A. Leo Levin, L’42, Leon Meltzer Professor Emeritus at Penn, died on November 24. He was 96 years old.
Mr. Levin received his BA from Yeshiva University in 1939 and his JD from Penn Law in 1942. He began his career at Penn Law as an assistant professor of law in 1949, and he became a full professor in 1953. In 1957, he introduced the course Trial of an Issue of Fact and held class seminars in his home (Almanac November 14, 2000).

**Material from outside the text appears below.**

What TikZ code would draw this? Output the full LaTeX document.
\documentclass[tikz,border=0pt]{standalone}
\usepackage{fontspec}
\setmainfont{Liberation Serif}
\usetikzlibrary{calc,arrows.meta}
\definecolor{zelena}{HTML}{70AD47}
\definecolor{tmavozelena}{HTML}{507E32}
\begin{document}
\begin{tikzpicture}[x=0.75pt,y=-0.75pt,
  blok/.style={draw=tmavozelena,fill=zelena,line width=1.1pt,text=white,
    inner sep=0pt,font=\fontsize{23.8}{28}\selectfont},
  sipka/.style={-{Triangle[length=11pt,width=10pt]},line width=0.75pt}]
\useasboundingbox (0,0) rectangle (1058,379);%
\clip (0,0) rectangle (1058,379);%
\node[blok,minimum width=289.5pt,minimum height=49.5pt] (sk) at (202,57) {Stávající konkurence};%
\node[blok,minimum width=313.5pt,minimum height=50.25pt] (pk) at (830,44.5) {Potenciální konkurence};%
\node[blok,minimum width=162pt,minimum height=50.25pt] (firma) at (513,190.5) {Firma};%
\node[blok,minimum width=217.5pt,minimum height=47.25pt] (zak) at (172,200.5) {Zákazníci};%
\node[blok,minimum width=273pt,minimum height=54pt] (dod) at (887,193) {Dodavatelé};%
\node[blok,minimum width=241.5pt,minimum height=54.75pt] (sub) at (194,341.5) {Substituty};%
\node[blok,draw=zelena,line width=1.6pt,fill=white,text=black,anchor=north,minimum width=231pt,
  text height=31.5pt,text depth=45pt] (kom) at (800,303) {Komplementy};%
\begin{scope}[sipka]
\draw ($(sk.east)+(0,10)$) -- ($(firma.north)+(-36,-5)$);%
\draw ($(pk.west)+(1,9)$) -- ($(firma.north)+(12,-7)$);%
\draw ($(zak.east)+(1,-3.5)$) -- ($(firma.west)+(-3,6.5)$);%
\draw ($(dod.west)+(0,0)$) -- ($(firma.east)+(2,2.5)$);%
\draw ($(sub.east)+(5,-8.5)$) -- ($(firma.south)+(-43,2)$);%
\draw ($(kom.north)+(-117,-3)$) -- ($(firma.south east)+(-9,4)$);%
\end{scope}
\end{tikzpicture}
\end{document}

Mr. Levin served as chair of the University Senate and vice-chair of the University Council, then was named vice provost for student affairs in 1965 (Almanac September 1965). In 1968, he resigned as vice provost to teach full-time in the Law School (Almanac April 1968). He was vice president for academic affairs at Yeshiva University from 1969 to 1970. From 1974 to 1975, he served as executive director of the Commission on Revision of the Federal Appellate System (Almanac September 17, 1974).
In 1977, Mr. Levin was appointed director of the Federal Judicial Center in Washington. He was the first non-judge to hold this post in the Center’s history (Almanac April 12, 1977). In 1983, he served as the judicial inquiry officer (JIO) for the court-ordered rehearing of the case for the withdrawal of recognition for Penn’s chapter of the Alpha Tau Omega fraternity (Almanac December 20, 1983); he decided the chapter would be suspended for six months and that no person who was a member or officer at the time of the incident would serve as an officer going forward (Almanac February 14, 1984). In 1987, Mr. Levin left the directorship of the Federal Judicial Center to return to Penn full-time as the first incumbent of the newly established Leon Meltzer Chair in the Law School (Almanac June 2, 1987).
In 1960, he received an honorary LLD degree from Yeshiva University. He was national president of the Order of the Coif, an honorary legal society, from 1967 to 1979. In 1979, he was named a Fellow of the Academy of Arts and Sciences (Almanac June 14, 1979).
He received emeritus status in 1989. On the occasion of his retirement, Mr. Levin drew praise from the highest precincts of the law. In recognition of his service to the federal courts, Chief Justice William H. Rehnquist wrote of his commitment to the judiciary, noting that he “made the FJC prosper during a period in which budgetary cutbacks were combined with the expansion of the judicial system.”
He later served on the Planning Committee of the Claims Commission charged with making recommendations concerning the proper disposition of hundreds of millions of dollars being paid, both as restitution and reparations, to survivors of the Holocaust. The A. Leo Levin Award for Excellence in an Introductory Course was established in 2002 and is presented annually to a faculty member at Penn Law.
Mr. Levin was a mentor to many. One of his esteemed colleagues at Penn Law, Stephen B. Burbank, captured his essence when he wrote: “…the greatest gift Leo bestows on those fortunate enough to know him: friendship. The life of the scholar can be a lonely life, and young scholars in particular sometimes need the support of a friend more than they do the criticism, even the constructive criticism, of a master. In providing such support, Leo has shown himself a master in life as he is in teaching and scholarship. His is a fountain of love as it is of new ideas, and in his well of old ideas reposes the wisdom of the ages.”
Mr. Levin is survived by his wife, Doris; his sons, Allan and Jay, and their wives; three grandchildren and three great-grandsons.
Donations in his memory may be made to the University of Pennsylvania Law School, 3501 Sansom Street, Philadelphia, PA 19104, or the Lower Merion Synagogue, 123 Old Lancaster Road, Bala Cynwyd, PA 19004.